What the architect has done at Harvey Nichols is to seize the opportunities offered to him by a top-floor location and push them gently to the limits. At the core is the food department, where you can buy much the same food that Harris cooks; the idea is that unlike rival department-store food halls that sell brands that customers can find elsewhere (if not always cheaper), Harvey Nichols food will be special - selected by Harris's and Ford's buyers and chosen to reflect the chef's cooking. There is, to date, nowhere like this in London.

It is lit from above by a glazed zig-zag steel-and-glass roof, rather like those found in old market halls. This overcomes the traditional problem department stores have of relatively low ceilings on their upper floors; Wickham has opened up the ceiling to let the London sky in.

Flanking the food hall - clean, crisp and modern and made of expensive and durable materials - are the cafe, bar and restaurant. The restaurant is defined by a subtle, barrel-vaulted ceiling, which again belies the fact that diners are on top of a department store.

Wickham's decor will be as subtle - not-quite-white paintwork, white linen tablecloths, sparkling light, tightly-jointed wooden floor - as Harris's menu promises to be.

The chairs, designed by the architect, will not be like those of Kensington Place, Dominic Ford promises. He means they will be comfortable. The cafe, under the same serrated roof as the food hall, is a tall, bright and airy place, its big, east-facing windows looking over the baroque penthouses, domes and weathervanes of the parent building. Day or night, this should be an enjoyable place to meet, not least because here is a venue that anyone can come to and sip a cappuccino or toy with a tiny salad without fear of being ejected.

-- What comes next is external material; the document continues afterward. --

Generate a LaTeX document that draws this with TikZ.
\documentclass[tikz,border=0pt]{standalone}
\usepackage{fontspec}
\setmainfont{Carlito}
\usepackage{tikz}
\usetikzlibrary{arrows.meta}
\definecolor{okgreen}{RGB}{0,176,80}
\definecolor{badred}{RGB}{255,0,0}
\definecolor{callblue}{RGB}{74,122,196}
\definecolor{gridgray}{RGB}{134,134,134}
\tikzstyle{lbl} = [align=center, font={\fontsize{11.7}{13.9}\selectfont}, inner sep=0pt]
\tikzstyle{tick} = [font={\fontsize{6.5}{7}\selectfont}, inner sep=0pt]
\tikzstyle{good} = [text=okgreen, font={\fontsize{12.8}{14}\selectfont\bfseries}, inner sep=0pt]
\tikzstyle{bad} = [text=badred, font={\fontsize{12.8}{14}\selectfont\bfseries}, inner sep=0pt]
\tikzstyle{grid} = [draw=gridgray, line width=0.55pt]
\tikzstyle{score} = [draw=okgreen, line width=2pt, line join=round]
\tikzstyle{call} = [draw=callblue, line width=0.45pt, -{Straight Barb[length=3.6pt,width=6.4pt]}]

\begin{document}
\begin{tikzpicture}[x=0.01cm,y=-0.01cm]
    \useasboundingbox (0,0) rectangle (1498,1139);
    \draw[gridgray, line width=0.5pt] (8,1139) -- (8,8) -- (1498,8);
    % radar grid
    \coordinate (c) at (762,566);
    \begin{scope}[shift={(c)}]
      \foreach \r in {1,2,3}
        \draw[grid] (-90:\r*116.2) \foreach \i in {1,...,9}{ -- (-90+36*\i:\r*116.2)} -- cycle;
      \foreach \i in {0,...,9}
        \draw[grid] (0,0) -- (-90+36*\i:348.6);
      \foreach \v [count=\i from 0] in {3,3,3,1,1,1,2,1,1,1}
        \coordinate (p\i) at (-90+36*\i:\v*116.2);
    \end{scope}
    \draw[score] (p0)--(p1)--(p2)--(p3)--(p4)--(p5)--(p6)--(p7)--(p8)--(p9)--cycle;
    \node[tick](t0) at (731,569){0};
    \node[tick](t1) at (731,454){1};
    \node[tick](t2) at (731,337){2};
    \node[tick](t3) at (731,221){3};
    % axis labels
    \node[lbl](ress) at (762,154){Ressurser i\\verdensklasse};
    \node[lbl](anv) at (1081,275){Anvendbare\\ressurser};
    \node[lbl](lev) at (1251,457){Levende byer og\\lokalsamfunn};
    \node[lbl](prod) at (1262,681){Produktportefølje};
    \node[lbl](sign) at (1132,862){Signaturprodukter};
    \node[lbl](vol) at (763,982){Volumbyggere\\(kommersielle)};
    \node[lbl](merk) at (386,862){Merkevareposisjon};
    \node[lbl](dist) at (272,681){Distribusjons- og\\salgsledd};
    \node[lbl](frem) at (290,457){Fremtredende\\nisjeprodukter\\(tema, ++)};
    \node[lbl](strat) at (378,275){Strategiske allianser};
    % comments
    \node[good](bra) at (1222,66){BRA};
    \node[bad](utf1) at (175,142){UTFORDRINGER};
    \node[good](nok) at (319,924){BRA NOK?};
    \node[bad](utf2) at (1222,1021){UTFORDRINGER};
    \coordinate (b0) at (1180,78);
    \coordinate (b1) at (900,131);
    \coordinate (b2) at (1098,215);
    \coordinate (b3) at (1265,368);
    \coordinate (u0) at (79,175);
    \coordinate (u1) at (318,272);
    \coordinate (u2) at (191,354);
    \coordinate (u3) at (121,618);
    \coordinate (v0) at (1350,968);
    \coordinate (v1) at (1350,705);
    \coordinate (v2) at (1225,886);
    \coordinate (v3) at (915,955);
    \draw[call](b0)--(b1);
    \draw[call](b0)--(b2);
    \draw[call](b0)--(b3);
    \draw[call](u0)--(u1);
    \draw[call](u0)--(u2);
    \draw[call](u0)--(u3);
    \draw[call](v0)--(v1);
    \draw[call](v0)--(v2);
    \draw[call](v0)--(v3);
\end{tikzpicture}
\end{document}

The bar, like that of the Zanzibar, follows a zig-zag path; the idea of this is not to represent a sense of inebriation, but to allow a larger number of people to sit at it.

What will make the Fifth Floor substantially different from the other modern restaurants, cafes and bars in central London are its location and likely clientele. A heel's click away from Harrods, Harvey Nichols nests in a bed of international wealth. Here are some of London's glitziest hotels - the Sheraton Park Tower in the shape of a giant dustbin right next door, and the Hilton across the southern slopes of Hyde Park. Surrounding it, too, are the kind of mansion blocks favoured by resident Americans, Japanese and Koreans who like to eat in those places rarely frequented by Londoners and common tourists because of the prices charged and the soulless, ersatz glamour.

'We hope the Fifth Floor will be a real mix of people,' says Ford, the man who must make it work. 'We don't want it to be a jet-set hangout but a real part of London.'

The Fifth Floor at Harvey Nichols has all the right ingredients; it would be sad if so much talent ends up - as certain rivals must be hoping - as pie in the sky.